> **WHAT NEEDS TO BE DONE**
The material below has pictures in it. Set down only the lines from the line containing "What TikZ code" through the line containing "(goal) at (147,334);", word for word, and leave the pictures behind.

> **PROVIDED DATA**
===============

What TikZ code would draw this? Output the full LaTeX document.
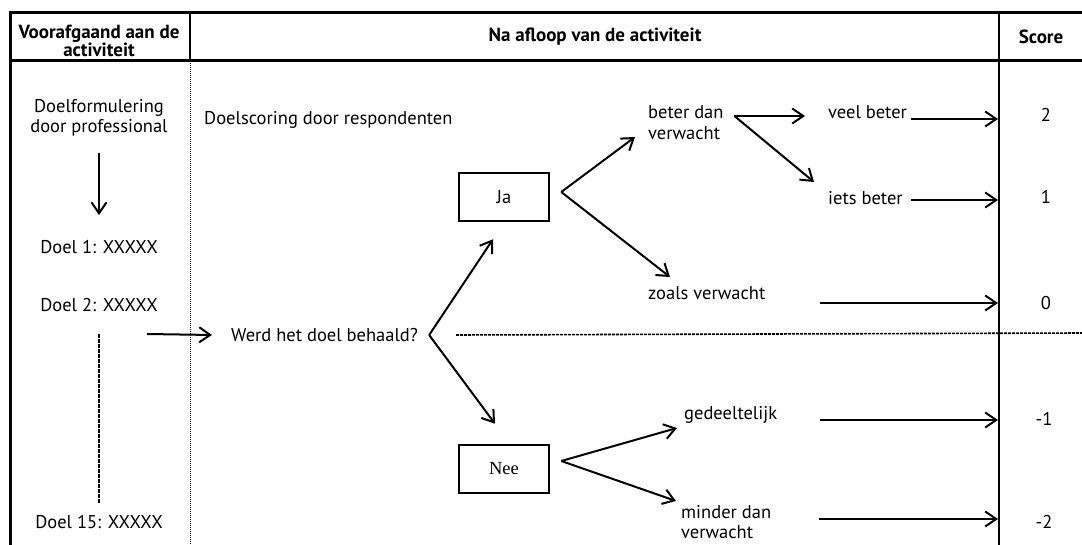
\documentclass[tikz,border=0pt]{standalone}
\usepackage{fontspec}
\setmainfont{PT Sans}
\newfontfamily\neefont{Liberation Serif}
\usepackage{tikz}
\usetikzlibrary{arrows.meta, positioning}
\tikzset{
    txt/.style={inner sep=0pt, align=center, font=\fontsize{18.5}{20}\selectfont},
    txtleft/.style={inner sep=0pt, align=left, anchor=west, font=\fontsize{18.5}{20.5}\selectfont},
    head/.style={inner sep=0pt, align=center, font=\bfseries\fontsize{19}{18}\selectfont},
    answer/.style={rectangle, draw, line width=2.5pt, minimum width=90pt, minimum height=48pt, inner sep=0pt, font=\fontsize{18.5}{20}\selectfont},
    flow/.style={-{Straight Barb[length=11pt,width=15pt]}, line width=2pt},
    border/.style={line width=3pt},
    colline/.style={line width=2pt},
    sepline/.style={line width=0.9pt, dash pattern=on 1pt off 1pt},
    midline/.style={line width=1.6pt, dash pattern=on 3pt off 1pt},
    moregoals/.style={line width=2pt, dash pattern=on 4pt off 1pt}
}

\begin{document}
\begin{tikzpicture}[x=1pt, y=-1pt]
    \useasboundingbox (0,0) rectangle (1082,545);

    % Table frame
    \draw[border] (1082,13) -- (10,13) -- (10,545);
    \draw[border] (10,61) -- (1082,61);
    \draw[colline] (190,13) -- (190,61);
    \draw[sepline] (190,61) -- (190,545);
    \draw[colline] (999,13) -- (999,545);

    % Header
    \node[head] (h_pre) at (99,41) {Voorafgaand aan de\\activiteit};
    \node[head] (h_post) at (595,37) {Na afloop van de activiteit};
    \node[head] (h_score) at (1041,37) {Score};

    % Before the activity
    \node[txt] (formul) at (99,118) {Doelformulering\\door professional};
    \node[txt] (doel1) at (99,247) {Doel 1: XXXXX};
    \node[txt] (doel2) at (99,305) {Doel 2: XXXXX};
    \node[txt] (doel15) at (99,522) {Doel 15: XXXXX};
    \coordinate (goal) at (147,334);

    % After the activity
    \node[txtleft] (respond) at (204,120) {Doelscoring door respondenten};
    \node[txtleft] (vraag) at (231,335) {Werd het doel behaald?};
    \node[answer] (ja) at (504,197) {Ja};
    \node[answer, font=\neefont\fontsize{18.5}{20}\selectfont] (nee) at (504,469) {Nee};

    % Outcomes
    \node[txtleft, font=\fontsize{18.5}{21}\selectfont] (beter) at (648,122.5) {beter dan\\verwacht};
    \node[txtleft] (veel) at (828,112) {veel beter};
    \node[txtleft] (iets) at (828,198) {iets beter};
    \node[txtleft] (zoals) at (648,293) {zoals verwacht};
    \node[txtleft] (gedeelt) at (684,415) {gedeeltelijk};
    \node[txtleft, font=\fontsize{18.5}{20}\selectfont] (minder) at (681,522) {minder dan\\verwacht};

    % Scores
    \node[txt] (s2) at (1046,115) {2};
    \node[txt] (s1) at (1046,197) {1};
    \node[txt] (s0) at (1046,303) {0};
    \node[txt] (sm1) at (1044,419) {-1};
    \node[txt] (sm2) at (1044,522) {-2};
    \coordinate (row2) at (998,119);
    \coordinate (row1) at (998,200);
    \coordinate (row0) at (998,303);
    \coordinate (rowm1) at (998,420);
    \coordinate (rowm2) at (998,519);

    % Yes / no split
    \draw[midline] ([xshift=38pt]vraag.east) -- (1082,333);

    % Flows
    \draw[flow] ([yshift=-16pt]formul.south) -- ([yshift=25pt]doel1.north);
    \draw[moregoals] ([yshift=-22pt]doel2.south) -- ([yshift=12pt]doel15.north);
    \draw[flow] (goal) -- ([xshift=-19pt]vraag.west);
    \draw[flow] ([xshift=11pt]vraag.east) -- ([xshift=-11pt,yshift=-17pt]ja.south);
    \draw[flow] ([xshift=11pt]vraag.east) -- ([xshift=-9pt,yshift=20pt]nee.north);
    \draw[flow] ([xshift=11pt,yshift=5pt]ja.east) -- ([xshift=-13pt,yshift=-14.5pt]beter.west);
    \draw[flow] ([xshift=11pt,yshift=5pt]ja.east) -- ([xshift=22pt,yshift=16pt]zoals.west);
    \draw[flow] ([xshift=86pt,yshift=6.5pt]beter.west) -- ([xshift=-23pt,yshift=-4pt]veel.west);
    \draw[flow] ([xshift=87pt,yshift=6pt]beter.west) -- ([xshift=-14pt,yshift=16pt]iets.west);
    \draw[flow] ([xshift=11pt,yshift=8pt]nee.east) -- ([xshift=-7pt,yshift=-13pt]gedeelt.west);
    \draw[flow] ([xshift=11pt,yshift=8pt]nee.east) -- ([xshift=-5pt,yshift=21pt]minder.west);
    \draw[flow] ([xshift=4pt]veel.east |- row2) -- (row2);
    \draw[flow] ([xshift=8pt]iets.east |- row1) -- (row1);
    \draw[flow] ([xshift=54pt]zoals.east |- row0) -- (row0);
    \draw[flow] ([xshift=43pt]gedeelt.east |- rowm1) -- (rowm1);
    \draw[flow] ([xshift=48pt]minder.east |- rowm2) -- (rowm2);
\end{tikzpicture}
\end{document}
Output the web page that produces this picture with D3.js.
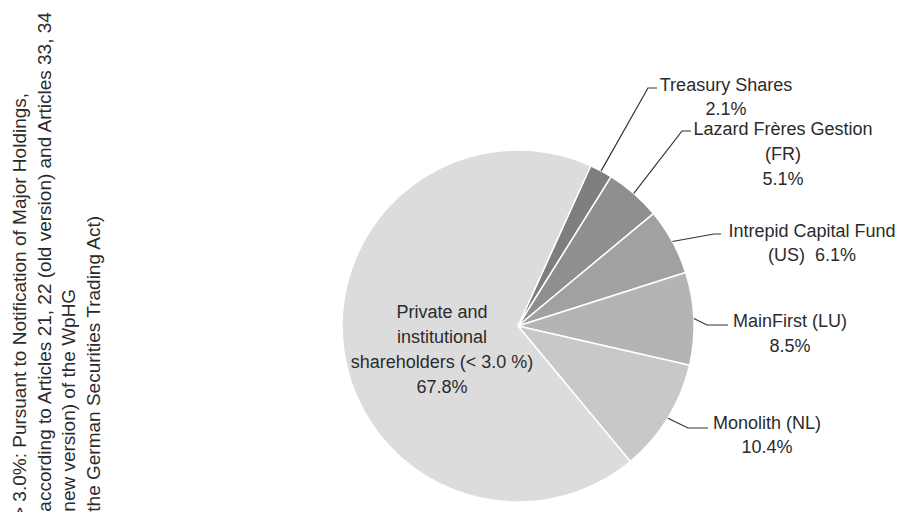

===============

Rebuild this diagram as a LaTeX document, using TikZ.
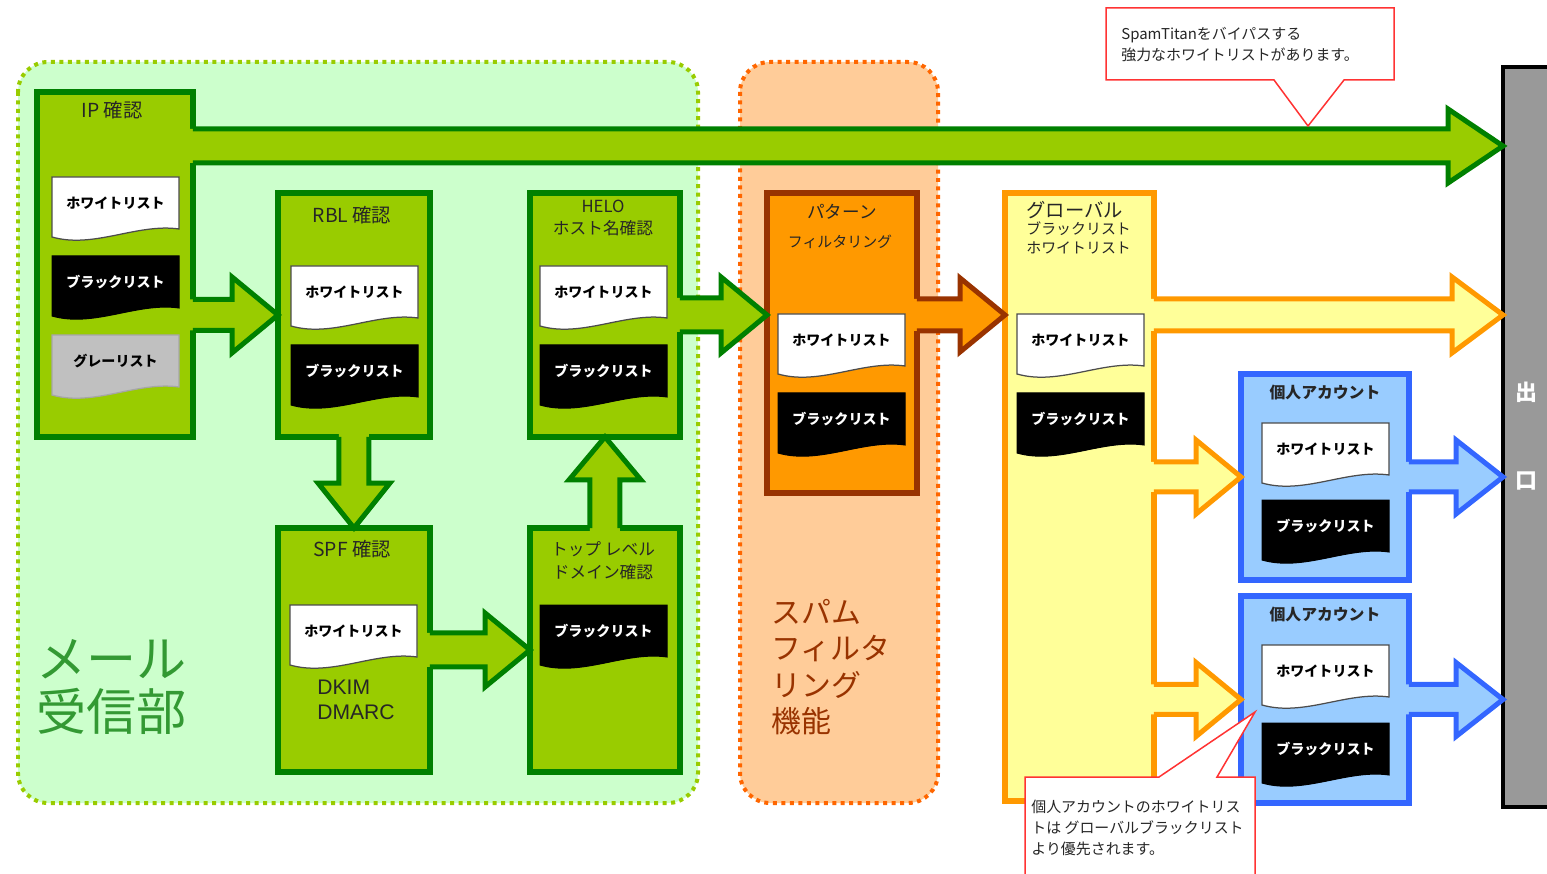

===============

> **ANSWER TO THIS PROBLEM**
What TikZ code would draw this? Output the full LaTeX document.
\documentclass[tikz,border=0pt]{standalone}
\usepackage{fontspec}
\setmainfont{PT Sans}
\newfontfamily\neefont{Liberation Serif}
\usepackage{tikz}
\usetikzlibrary{arrows.meta, positioning}
\tikzset{
    txt/.style={inner sep=0pt, align=center, font=\fontsize{18.5}{20}\selectfont},
    txtleft/.style={inner sep=0pt, align=left, anchor=west, font=\fontsize{18.5}{20.5}\selectfont},
    head/.style={inner sep=0pt, align=center, font=\bfseries\fontsize{19}{18}\selectfont},
    answer/.style={rectangle, draw, line width=2.5pt, minimum width=90pt, minimum height=48pt, inner sep=0pt, font=\fontsize{18.5}{20}\selectfont},
    flow/.style={-{Straight Barb[length=11pt,width=15pt]}, line width=2pt},
    border/.style={line width=3pt},
    colline/.style={line width=2pt},
    sepline/.style={line width=0.9pt, dash pattern=on 1pt off 1pt},
    midline/.style={line width=1.6pt, dash pattern=on 3pt off 1pt},
    moregoals/.style={line width=2pt, dash pattern=on 4pt off 1pt}
}

\begin{document}
\begin{tikzpicture}[x=1pt, y=-1pt]
    \useasboundingbox (0,0) rectangle (1082,545);

    % Table frame
    \draw[border] (1082,13) -- (10,13) -- (10,545);
    \draw[border] (10,61) -- (1082,61);
    \draw[colline] (190,13) -- (190,61);
    \draw[sepline] (190,61) -- (190,545);
    \draw[colline] (999,13) -- (999,545);

    % Header
    \node[head] (h_pre) at (99,41) {Voorafgaand aan de\\activiteit};
    \node[head] (h_post) at (595,37) {Na afloop van de activiteit};
    \node[head] (h_score) at (1041,37) {Score};

    % Before the activity
    \node[txt] (formul) at (99,118) {Doelformulering\\door professional};
    \node[txt] (doel1) at (99,247) {Doel 1: XXXXX};
    \node[txt] (doel2) at (99,305) {Doel 2: XXXXX};
    \node[txt] (doel15) at (99,522) {Doel 15: XXXXX};
    \coordinate (goal) at (147,334);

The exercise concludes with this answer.